Nigeria's Internet Exchange Point Grows Local Traffic By 10,000 Percent in Five Years
19 October 2018
The Internet Exchange Point of Nigeria (IXPN), has grown traffic on its network by over 10,000 per cent in the last five years, and currently exchanges over 110 gigabits per second of traffic.
The Chief Executive Officer of IXPN, Muhammed Rudman, who disclosed this in Lagos, explained that the measurement of this growth in traffic was from 2013 to 2018.
He largely attributed the connection of some international content service providers to the exchange point as one of the reasons for the growth.
An Internet exchange point (IXP) is a physical infrastructure that allows several Internet Service Providers (ISPs) and network operators to exchange traffic between their networks, generally referred to as autonomous systems.

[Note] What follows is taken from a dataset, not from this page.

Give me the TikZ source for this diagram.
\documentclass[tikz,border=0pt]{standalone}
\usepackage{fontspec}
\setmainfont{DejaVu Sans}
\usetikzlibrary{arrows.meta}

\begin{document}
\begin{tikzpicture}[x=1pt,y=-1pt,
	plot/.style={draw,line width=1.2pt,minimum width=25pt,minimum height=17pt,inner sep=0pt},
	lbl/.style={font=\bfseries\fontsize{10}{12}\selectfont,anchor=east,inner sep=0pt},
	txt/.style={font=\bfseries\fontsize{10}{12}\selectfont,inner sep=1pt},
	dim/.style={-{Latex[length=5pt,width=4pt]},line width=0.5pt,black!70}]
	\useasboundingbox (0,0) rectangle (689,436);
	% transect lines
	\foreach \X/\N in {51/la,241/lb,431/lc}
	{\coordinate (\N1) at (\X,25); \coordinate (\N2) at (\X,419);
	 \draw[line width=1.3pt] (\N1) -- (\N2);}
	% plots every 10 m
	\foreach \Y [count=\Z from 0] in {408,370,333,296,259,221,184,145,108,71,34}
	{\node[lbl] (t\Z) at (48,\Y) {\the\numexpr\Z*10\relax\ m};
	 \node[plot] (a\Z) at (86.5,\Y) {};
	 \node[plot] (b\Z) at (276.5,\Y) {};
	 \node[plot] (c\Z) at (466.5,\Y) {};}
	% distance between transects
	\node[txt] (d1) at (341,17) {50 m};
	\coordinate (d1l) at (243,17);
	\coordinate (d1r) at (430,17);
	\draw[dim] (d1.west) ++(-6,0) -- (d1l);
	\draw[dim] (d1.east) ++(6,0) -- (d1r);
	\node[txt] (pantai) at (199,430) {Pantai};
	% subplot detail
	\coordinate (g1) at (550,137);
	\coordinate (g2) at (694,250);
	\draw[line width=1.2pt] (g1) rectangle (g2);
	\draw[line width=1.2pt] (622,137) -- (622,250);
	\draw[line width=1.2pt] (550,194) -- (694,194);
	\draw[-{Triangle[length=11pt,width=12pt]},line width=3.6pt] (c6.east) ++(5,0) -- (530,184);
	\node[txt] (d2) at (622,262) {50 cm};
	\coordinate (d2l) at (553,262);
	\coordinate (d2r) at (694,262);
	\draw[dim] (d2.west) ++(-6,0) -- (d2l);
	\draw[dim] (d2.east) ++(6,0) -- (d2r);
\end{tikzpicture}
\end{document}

The Guardian gathered that Nigeria has about five spread across the regions in the country.
Rudman said recently Facebook, Akamai, China Telecoms, Angola Cables and a huge number of the service providers in the country are connected to the IXPN and are exchanging traffic locally.

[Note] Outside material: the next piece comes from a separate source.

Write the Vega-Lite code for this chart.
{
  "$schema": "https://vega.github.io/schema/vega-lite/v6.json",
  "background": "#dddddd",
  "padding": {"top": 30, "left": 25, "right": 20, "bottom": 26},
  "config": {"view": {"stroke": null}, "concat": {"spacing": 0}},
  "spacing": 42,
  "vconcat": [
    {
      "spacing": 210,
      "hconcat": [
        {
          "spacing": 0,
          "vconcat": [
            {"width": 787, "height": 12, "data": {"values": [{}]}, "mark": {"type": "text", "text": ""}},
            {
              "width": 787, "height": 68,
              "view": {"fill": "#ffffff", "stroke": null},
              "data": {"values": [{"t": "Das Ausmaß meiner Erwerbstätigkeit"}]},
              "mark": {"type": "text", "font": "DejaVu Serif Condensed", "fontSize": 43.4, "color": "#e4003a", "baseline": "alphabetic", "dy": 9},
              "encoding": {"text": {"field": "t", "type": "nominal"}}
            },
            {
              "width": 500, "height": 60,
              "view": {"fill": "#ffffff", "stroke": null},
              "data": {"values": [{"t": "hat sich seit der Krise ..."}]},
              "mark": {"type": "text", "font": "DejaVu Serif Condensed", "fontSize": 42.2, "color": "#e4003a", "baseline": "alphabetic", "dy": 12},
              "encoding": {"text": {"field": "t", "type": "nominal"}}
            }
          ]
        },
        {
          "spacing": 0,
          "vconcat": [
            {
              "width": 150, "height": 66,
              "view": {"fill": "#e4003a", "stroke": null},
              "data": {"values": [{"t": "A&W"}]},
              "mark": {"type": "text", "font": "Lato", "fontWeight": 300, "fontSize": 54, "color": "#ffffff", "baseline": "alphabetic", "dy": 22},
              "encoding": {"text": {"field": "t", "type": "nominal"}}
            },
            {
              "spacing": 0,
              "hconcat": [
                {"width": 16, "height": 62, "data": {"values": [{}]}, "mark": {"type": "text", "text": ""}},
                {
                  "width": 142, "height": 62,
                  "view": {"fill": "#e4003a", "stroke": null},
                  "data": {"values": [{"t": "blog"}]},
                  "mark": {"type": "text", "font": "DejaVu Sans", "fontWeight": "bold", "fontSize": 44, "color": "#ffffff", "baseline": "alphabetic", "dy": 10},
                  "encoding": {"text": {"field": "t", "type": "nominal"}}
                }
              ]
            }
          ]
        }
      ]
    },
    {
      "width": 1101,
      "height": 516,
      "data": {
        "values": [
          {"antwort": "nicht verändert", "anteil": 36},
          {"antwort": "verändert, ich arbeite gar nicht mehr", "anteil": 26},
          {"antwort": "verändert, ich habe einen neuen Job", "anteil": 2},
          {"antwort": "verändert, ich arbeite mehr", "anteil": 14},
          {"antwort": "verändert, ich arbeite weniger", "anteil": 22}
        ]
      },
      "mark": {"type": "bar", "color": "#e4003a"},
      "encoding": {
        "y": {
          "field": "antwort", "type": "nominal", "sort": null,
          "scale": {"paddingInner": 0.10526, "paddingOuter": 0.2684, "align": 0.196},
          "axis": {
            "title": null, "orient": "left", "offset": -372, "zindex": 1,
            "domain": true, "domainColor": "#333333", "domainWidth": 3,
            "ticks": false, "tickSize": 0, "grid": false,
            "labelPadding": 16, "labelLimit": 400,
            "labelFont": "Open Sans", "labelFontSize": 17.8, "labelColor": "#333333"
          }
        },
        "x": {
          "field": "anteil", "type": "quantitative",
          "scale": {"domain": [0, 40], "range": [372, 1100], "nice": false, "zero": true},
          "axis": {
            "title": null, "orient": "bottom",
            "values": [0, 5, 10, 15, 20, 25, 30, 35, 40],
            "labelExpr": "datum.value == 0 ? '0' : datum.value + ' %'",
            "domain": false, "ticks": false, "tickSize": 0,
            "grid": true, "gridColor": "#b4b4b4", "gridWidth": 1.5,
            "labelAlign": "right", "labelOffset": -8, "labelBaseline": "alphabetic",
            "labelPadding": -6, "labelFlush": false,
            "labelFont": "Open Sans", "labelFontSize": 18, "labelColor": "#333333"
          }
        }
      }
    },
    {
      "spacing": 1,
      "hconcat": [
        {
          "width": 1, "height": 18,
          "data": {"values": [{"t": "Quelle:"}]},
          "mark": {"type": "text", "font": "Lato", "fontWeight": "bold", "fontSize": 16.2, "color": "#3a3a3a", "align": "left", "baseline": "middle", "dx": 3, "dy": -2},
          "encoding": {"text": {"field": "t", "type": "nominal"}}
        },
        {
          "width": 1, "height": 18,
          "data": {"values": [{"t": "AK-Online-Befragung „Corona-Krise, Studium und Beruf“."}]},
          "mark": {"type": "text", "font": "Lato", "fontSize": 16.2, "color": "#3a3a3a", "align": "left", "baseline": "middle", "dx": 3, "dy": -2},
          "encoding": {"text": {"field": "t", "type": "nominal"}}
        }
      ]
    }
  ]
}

"For us, hitting 10,000 per cent traffic and exchanging over 110 gigabits per second in the last five years is a huge success. It goes to show we are achieving our mandate, which is to facilitate internet operations in Nigeria and to localize traffic as well as reduce local internet routing cost," he noted.
He added that the coming together of local and international players to connect to the IXP is in tandem with the Nigeria's local content quest because about 40 percent of the Internet traffic being exchanged in the country is presently local occasioned by the Internet Exchange Point.
According to Rudman, what this means is that the speed of the Internet is now faster and the cost affordable, stressing that IXPN will continue to facilitate Internet operations in Nigeria with the sole aim of localising traffic as well as reducing local internet routing cost.
Ultimately also, he said this development will reduce reliance on expensive international transit for exchanging local traffic between operators, and improved efficiency of their operations and communications. Assuring that with this growth rate, Nigeria can target 70 per cent of local traffic in the next two years.